King Lear

PUBLISHED : Thursday, 24 September, 1998, 12:00am
UPDATED : Thursday, 24 September, 1998, 12:00am

King Lear, Hong Kong Players, McAulay Studio, Arts Centre until Sept 26 It would be foolish to expect too many laughs from King Lear. This is, after all, a play about the ingratitude of children, that includes murder, adultery, torture and betrayal. But Roberto Conte, who directed the Hong Kong Players' production of the tragedy that opened at the Arts Centre on Tuesday night, has decided on an interpretation so unremittingly black that for much of the evening, that colour is all one sees.

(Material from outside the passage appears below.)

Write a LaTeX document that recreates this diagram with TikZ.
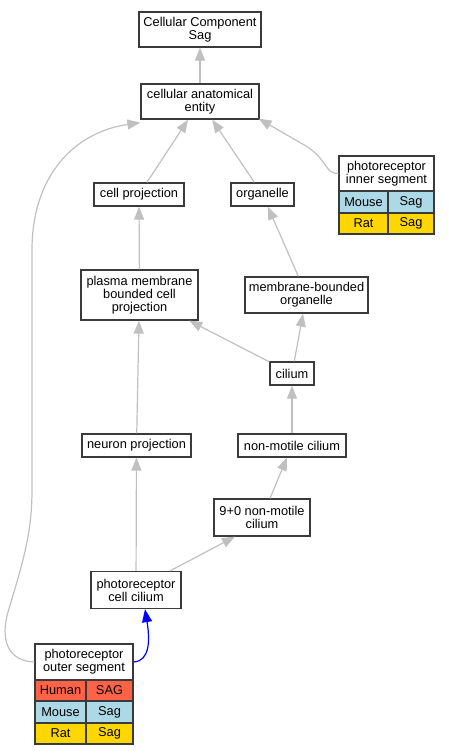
\documentclass[tikz,border=0pt]{standalone}
\usepackage{fontspec}
\setmainfont{Liberation Sans}
\usetikzlibrary{arrows.meta}
\definecolor{edgegray}{HTML}{C0C0C0}
\definecolor{boxline}{HTML}{3A3A3A}
\definecolor{human}{HTML}{FF6347}
\definecolor{mouse}{HTML}{ADD8E6}
\definecolor{rat}{HTML}{FFD700}
\begin{document}
\begin{tikzpicture}[x=1pt,y=-1pt,
  box/.style={draw=boxline, line width=1.3pt, fill=white, inner sep=0pt, align=center,
    font=\fontsize{12.8}{13}\selectfont},
  cell/.style={box, fill=#1},
  edge/.style={draw=edgegray, line width=1.2pt, -{Triangle[length=13pt,width=10pt]}},
  isa/.style={draw=blue, line width=1.2pt, -{Triangle[length=13pt,width=10pt]}, color=blue}]
\useasboundingbox (0,0) rectangle (449,755);
% nodes
\node[box, minimum width=122pt, minimum height=35pt] (cc) at (200,29.5) {Cellular Component\\Sag};
\node[box, minimum width=118pt, minimum height=35pt] (cae) at (200,101.5) {cellular anatomical\\entity};
\node[box, minimum width=90pt, minimum height=23pt] (cp) at (139,194.5) {cell projection};
\node[box, minimum width=63pt, minimum height=23pt] (org) at (262.5,194.5) {organelle};
% photoreceptor inner segment table
\node[box, minimum width=95pt, minimum height=35pt] (pis) at (386.5,173.5) {photoreceptor\\inner segment};
\node[cell=mouse, minimum width=49pt, minimum height=22pt] (pism1) at (363.5,202) {Mouse};
\node[cell=mouse, minimum width=46pt, minimum height=22pt] (pism2) at (411,202) {Sag};
\node[cell=rat, minimum width=49pt, minimum height=21pt] (pisr1) at (363.5,223.5) {Rat};
\node[cell=rat, minimum width=46pt, minimum height=21pt] (pisr2) at (411,223.5) {Sag};
\node[box, minimum width=117pt, minimum height=50pt] (pmb) at (139.5,295) {plasma membrane\\bounded cell\\projection};
\node[box, minimum width=123pt, minimum height=36pt] (mbo) at (306.5,295) {membrane-bounded\\organelle};
\node[box, minimum width=44pt, minimum height=23pt] (cil) at (292,373.5) {cilium};
\node[box, minimum width=109pt, minimum height=23pt] (np) at (136.5,445.5) {neuron projection};
\node[box, minimum width=108pt, minimum height=23pt] (nmc) at (292,445.5) {non-motile cilium};
\node[box, minimum width=96pt, minimum height=37pt] (nine) at (262,517.5) {9+0 non-motile\\cilium};
\node[box, minimum width=90pt, minimum height=37pt] (pcc) at (136,590) {photoreceptor\\cell cilium};
% photoreceptor outer segment table
\node[box, minimum width=98pt, minimum height=36pt] (pos) at (84,662) {photoreceptor\\outer segment};
\node[cell=human, minimum width=51pt, minimum height=21pt] (posh1) at (60.5,690.5) {Human};
\node[cell=human, minimum width=47pt, minimum height=21pt] (posh2) at (109.5,690.5) {SAG};
\node[cell=mouse, minimum width=51pt, minimum height=22pt] (posm1) at (60.5,712) {Mouse};
\node[cell=mouse, minimum width=47pt, minimum height=22pt] (posm2) at (109.5,712) {Sag};
\node[cell=rat, minimum width=51pt, minimum height=21pt] (posr1) at (60.5,733.5) {Rat};
\node[cell=rat, minimum width=47pt, minimum height=21pt] (posr2) at (109.5,733.5) {Sag};
% edges
\draw[edge] (cae) -- (cc);
\draw[edge] (cp) -- (cae);
\draw[edge] (org) -- (cae);
\draw[edge] (pis.west) .. controls +(-14,0) and (328,160) .. (306,146) -- ([xshift=-1pt,yshift=1pt]cae.south east);
\draw[edge] (pmb) -- (cp);
\draw[edge] (mbo) -- (org);
\draw[edge] (cil) -- (pmb);
\draw[edge] (cil) -- (mbo);
\draw[edge] (nmc) -- (cil);
\draw[edge] (np) -- (pmb);
\draw[edge] (nine) -- (nmc);
\draw[edge] ([xshift=34pt]pcc.north) -- ([xshift=-27pt]nine.south);
\draw[edge] (pcc) -- (np);
\draw[edge] (pos.west) .. controls (8,661) and (0,640) .. (8,612) .. controls (22,565) and (32,535) .. (32,490) -- (32,250) .. controls (32,175) and (75,132) .. ([yshift=-3pt]cae.south west);
\draw[isa] (pos.east) .. controls (150,661) and (150,640) .. ([xshift=9pt]pcc.south);
\end{tikzpicture}
\end{document}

His Lear, played competently by experienced local performer David Booth, is a grumpy, humourless old man.


His daughters wear black, Goneril and Regan in kinky leather bodices, and Cordelia in velour. His sons-in-law wear black, as do his prospective sons-in-law, his friend the Duke of Gloucester, and both Gloucester's sons.


The set - a chair and a table - is black. The stage is black. The colour scheme is not mere fashion preference, it represents Conte's decision to play the entire cast as monsters.


Unfortunately, this seems to have been understood as 'spit your lines out as fast as possible'. For some of the less experienced cast members the best lines are buried in the invective. The exceptions are Sally Dellow as an icy Regan, who refuses to lose her temper, and Alistair Scott, as her husband Cornwell.


The first half was slow to take off, but in the second we saw more thoughtful moments from the cast, especially from Evan G Blank as Gloucester, who improved greatly after being blinded. Faberge Quagmire, as Edgar, also obviously felt more comfortable once he could put his clothes back on.


There were a few first-night teething troubles, and some of the cues were so late that most of the audience actually mistook some embarrassed late-comers for a new scene.


Most of the cast could have done with a little help in learning how to express themselves physically, as well as verbally. Too often the cast members peered at one another across the stage, hands pinned to their sides.


But overall, Conte's vision for this play was wisely to keep things simple which meant he avoided most of the usual pitfalls of amateur productions of Shakespeare.